6 interesting things you didn't know about Paula Dybala including the reason behind his mask celebration
Paulo Dybala has long been hailed as Lionel Messi’s successor in the Argentine setup. The 23-year-old earned a €32 million transfer to Juventus at the start of the 2015 season after impressing at Palermo and has not looked back since.
The fleet-footed Argentine rose to stardom after his scintillating display against Barcelona in the quarter-final of the UEFA Champions League, which literally knocked out the Blaugrana from the competition.

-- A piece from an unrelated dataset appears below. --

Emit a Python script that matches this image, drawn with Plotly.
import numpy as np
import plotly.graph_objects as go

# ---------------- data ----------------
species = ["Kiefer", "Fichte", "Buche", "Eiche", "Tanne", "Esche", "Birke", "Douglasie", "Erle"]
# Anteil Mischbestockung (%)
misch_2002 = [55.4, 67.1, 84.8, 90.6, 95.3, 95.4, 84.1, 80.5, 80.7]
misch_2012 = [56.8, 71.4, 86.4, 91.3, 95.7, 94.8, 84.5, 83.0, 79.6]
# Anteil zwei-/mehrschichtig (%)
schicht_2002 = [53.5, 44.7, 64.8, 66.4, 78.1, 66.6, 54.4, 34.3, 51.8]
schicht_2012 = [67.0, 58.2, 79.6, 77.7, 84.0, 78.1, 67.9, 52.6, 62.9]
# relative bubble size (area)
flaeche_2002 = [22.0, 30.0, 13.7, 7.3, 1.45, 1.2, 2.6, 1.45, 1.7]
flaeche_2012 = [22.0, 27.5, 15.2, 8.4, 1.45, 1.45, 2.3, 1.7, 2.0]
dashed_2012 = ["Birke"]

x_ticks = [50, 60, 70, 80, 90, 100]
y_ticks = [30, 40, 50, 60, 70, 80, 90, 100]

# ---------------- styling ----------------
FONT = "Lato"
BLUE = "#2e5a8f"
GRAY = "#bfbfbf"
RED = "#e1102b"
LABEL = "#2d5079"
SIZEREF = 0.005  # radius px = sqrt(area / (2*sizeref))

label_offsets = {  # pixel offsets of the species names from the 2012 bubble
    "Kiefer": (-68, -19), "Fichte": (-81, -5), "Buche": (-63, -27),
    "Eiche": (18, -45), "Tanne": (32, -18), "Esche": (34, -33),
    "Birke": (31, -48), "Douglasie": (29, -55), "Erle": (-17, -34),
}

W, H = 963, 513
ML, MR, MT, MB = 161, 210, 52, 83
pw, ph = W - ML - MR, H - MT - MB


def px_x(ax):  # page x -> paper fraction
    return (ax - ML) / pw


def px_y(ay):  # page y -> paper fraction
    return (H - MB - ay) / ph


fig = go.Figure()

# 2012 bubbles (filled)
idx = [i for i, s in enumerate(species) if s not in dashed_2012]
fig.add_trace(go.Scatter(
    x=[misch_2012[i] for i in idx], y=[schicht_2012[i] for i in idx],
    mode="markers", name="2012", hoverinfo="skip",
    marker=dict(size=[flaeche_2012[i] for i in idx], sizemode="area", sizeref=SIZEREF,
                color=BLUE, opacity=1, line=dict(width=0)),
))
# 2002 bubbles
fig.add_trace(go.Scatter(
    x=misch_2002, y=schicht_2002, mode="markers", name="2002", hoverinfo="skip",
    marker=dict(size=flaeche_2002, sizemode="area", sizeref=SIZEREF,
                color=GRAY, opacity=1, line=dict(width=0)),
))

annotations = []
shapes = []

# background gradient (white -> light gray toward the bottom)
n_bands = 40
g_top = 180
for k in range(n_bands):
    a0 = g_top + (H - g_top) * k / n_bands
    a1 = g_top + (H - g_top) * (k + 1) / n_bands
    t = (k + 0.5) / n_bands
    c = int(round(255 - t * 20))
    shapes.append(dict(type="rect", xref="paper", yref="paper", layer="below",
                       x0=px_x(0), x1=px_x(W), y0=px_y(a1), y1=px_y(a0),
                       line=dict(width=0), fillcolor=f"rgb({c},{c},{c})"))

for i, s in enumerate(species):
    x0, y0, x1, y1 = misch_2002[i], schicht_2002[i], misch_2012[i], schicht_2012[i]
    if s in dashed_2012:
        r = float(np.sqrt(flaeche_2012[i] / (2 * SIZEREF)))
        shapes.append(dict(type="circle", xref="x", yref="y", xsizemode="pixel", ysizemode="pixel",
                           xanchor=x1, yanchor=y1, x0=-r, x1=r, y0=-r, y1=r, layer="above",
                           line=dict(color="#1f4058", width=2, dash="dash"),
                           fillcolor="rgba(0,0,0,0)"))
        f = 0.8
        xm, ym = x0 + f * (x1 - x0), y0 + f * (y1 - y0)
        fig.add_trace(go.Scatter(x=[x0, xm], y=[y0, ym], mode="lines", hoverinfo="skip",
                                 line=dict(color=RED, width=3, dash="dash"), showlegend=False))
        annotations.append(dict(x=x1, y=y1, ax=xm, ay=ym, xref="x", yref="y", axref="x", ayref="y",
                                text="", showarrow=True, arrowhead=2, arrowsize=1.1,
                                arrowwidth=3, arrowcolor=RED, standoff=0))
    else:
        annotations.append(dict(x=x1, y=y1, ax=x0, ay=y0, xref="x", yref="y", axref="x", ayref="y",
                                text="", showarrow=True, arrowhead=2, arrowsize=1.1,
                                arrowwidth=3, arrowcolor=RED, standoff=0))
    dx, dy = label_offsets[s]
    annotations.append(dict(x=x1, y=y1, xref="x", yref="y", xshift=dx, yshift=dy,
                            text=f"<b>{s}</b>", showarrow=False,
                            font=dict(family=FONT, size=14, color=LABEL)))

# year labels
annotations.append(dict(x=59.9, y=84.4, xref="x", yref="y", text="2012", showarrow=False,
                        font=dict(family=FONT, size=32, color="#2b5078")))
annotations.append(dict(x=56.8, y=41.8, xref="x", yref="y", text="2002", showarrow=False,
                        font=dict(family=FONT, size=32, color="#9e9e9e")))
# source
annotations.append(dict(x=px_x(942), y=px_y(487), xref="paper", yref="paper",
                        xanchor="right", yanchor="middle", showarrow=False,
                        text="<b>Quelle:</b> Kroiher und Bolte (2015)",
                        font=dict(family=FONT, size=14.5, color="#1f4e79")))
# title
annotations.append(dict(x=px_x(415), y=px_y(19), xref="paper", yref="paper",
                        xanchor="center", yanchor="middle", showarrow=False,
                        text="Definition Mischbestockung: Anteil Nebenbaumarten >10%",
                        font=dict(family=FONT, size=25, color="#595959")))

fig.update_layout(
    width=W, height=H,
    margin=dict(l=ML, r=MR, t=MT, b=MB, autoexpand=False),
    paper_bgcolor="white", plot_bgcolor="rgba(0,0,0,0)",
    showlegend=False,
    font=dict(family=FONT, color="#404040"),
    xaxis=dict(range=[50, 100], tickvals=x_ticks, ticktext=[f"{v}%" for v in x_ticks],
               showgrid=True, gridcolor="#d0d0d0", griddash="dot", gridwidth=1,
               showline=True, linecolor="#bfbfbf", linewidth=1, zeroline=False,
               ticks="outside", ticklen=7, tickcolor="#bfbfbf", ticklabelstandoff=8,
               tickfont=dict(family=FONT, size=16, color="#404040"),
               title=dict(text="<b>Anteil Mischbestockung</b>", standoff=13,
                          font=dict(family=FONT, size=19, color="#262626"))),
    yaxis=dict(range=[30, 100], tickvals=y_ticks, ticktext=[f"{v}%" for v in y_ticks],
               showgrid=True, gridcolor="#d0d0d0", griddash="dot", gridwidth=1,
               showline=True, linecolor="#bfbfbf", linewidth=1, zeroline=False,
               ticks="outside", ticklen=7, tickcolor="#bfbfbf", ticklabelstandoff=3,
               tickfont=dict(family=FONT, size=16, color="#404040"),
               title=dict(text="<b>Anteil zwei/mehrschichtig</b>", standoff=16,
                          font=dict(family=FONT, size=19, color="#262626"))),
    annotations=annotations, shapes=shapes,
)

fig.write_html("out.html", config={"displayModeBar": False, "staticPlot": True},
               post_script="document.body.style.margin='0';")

Dybala scored a brace in the first-leg of the tie as Juventus won the game 3-0 and Barcelona needed to overturn this deficit in the second leg but Messi and company fired blanks, ensuring that the Catalan outfit’s Champions League journey came to an end.

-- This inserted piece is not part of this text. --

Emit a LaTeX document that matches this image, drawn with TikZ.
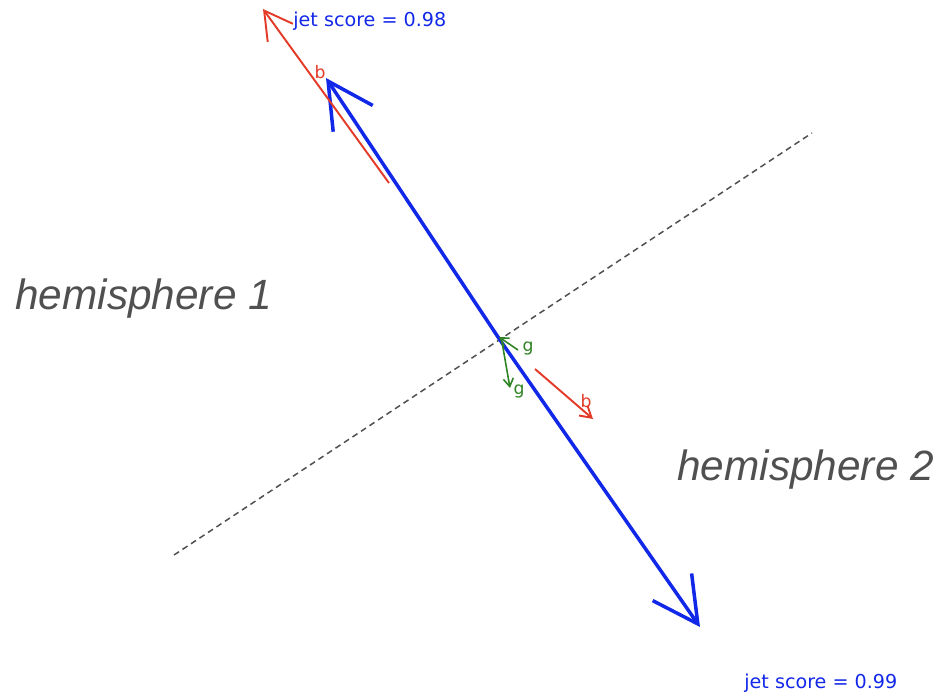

Dybala has long been linked with big-money moves to Spanish giants Real Madrid and Barcelona, and while the Argentine has pledged his long-term future to the Turin giants, we all know anything can happen in the world of football and it seems to be only a matter of time before he ends up at the shores of Spain.
#1 His nicknames
Paulo Dybala has two very interesting and intriguing nicknames – ‘La Joya’ which means ‘The Jewel’ and ‘El pibe de la pensión’ which translates to ‘The kid that creates the pension’. He got the nickname ‘El pibe de la pension’ after his father’s untimely death, which forced him to move out of his house and shift to Cordoba’s guesthouse.

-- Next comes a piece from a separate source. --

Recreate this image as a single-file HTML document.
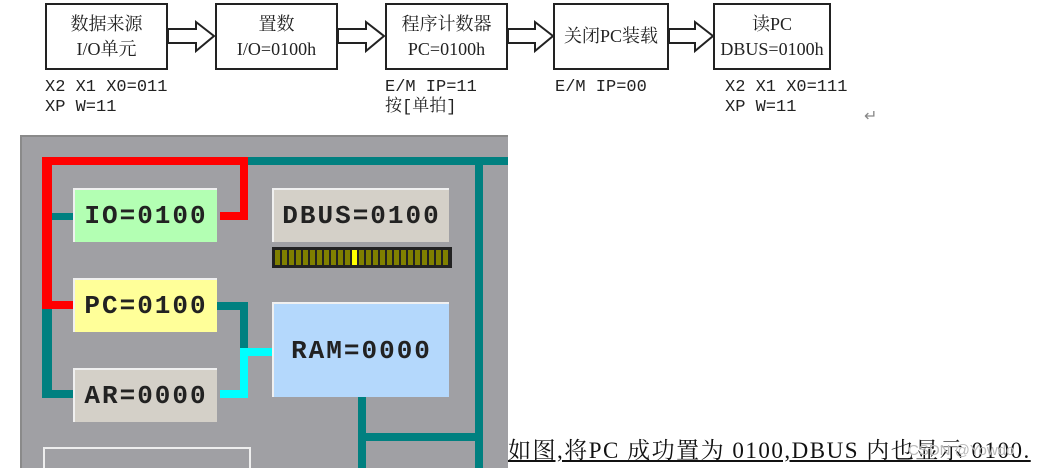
<!DOCTYPE html>
<html><head><meta charset="utf-8"><style>
body{margin:0;width:1049px;height:468px;background:#fff;position:relative;overflow:hidden;font-family:"Liberation Serif","Noto Serif CJK SC",serif}
.b{position:absolute;border:2px solid #222;box-sizing:border-box;top:3px;height:67px;text-align:center;font-size:18px;line-height:25px;color:#222;display:flex;flex-direction:column;justify-content:center}
.l{position:absolute;font-family:"Liberation Mono","Noto Serif CJK SC",monospace;font-size:17px;line-height:20px;color:#222;white-space:pre}
.p{position:absolute}
.r{position:absolute;font-family:"Liberation Mono",monospace;font-weight:bold;font-size:26px;letter-spacing:2px;color:#222;display:flex;align-items:center;justify-content:center;border-top:2px solid #f0f0f0;border-left:2px solid #f0f0f0;box-sizing:border-box}
</style></head><body>
<div class="b" style="left:45px;width:123px">数据来源<br>I/O单元</div>
<div class="b" style="left:215px;width:123px">置数<br>I/O=0100h</div>
<div class="b" style="left:385px;width:123px">程序计数器<br>PC=0100h</div>
<div class="b" style="left:553px;width:116px">关闭PC装载</div>
<div class="b" style="left:713px;width:118px">读PC<br>DBUS=0100h</div>
<svg class="p" style="left:0;top:0" width="1049" height="80">
<g fill="#fff" stroke="#222" stroke-width="2">
<polygon points="168,29 196,29 196,22 214,36 196,51 196,43 168,43"/>
<polygon points="338,29 366,29 366,22 384,36 366,51 366,43 338,43"/>
<polygon points="508,29 535,29 535,22 553,36 535,51 535,43 508,43"/>
<polygon points="669,29 695,29 695,22 713,36 695,51 695,43 669,43"/>
</g></svg>
<div class="l" style="left:45px;top:78px">X2 X1 X0=011
XP W=11</div>
<div class="l" style="left:385px;top:78px">E/M IP=11
按[单拍]</div>
<div class="l" style="left:555px;top:78px">E/M IP=00</div>
<div class="l" style="left:725px;top:78px">X2 X1 X0=111
XP W=11</div>
<div class="p" style="left:864px;top:106px;font-size:16px;color:#888">↵</div>

<div class="p" style="left:20px;top:135px;width:488px;height:333px;background:#a0a0a4;border-top:2px solid #8a8a8a;border-left:2px solid #8a8a8a;box-sizing:border-box"></div>
<svg class="p" style="left:0;top:0" width="1049" height="468">
<g fill="#008080">
<rect x="248" y="157" width="260" height="8"/>
<rect x="475" y="157" width="8" height="311"/>
<rect x="52" y="213" width="21" height="7"/>
<rect x="42" y="308" width="10" height="90"/>
<rect x="42" y="390" width="31" height="8"/>
<rect x="217" y="302" width="31" height="8"/>
<rect x="240" y="302" width="8" height="46"/>
<rect x="358" y="397" width="8" height="71"/>
<rect x="366" y="433" width="109" height="8"/>
</g>
<g fill="#ff0000">
<rect x="42" y="157" width="206" height="8"/>
<rect x="42" y="157" width="10" height="151"/>
<rect x="240" y="157" width="8" height="63"/>
<rect x="220" y="212" width="28" height="8"/>
<rect x="42" y="301" width="31" height="8"/>
</g>
<g fill="#00ffff">
<rect x="240" y="348" width="32" height="8"/>
<rect x="240" y="348" width="8" height="50"/>
<rect x="220" y="390" width="28" height="8"/>
</g>
<rect x="272" y="247" width="180" height="21" fill="#222"/>
<g fill="#808000">
<rect x="275" y="250" width="5" height="15"/><rect x="282" y="250" width="5" height="15"/><rect x="289" y="250" width="5" height="15"/><rect x="296" y="250" width="5" height="15"/><rect x="303" y="250" width="5" height="15"/><rect x="310" y="250" width="5" height="15"/><rect x="317" y="250" width="5" height="15"/><rect x="324" y="250" width="5" height="15"/><rect x="331" y="250" width="5" height="15"/><rect x="338" y="250" width="5" height="15"/><rect x="345" y="250" width="5" height="15"/><rect x="359" y="250" width="5" height="15"/><rect x="366" y="250" width="5" height="15"/><rect x="373" y="250" width="5" height="15"/><rect x="380" y="250" width="5" height="15"/><rect x="387" y="250" width="5" height="15"/><rect x="394" y="250" width="5" height="15"/><rect x="401" y="250" width="5" height="15"/><rect x="408" y="250" width="5" height="15"/><rect x="415" y="250" width="5" height="15"/><rect x="422" y="250" width="5" height="15"/><rect x="429" y="250" width="5" height="15"/><rect x="436" y="250" width="5" height="15"/><rect x="443" y="250" width="5" height="15"/>
</g>
<rect x="352" y="250" width="5" height="15" fill="#ffff00"/>
<rect x="44" y="448" width="206" height="22" fill="none" stroke="#eee" stroke-width="2"/>
</svg>
<div class="r" style="left:73px;top:188px;width:144px;height:54px;background:#b3ffb3">IO=0100</div>
<div class="r" style="left:272px;top:188px;width:177px;height:54px;background:#d4d0c8">DBUS=0100</div>
<div class="r" style="left:73px;top:278px;width:144px;height:54px;background:#ffff99">PC=0100</div>
<div class="r" style="left:73px;top:368px;width:144px;height:54px;background:#d4d0c8">AR=0000</div>
<div class="r" style="left:272px;top:302px;width:177px;height:95px;background:#b4d8fc">RAM=0000</div>
<div class="p" style="left:508px;top:438px;font-size:23px;letter-spacing:1.5px;line-height:26px;color:#111;text-decoration:underline;white-space:nowrap">如图,将PC 成功置为 0100,DBUS 内也显示 0100.</div>
<div class="p" style="left:908px;top:442px;font-size:15px;color:#bbb;font-family:'Liberation Sans',sans-serif">CSDN @Yowdo</div>
</body></html>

While the second of his nickname is a bit too complicated, the former was endowed on the Juventus striker by Argentine journalist Marcos Villalobo. The story goes that during Dybala’s early years, Villalobo was in attendance during a game in which the fleet-footed forward was playing and mesmerized by the exploits of the youngster he named him ‘La Joya’, for the striker was like a rough diamond. The nickname has subsequently been adopted by the fans and his teammates.
Dybala’s former teammate and world’s most expensive transfer, Paul Pogba, had a different nickname for the former Palermo star. The Manchester United midfielder used to call Dybala – Square R2 – the buttons on the playstation controller that allows one to turn and shoot.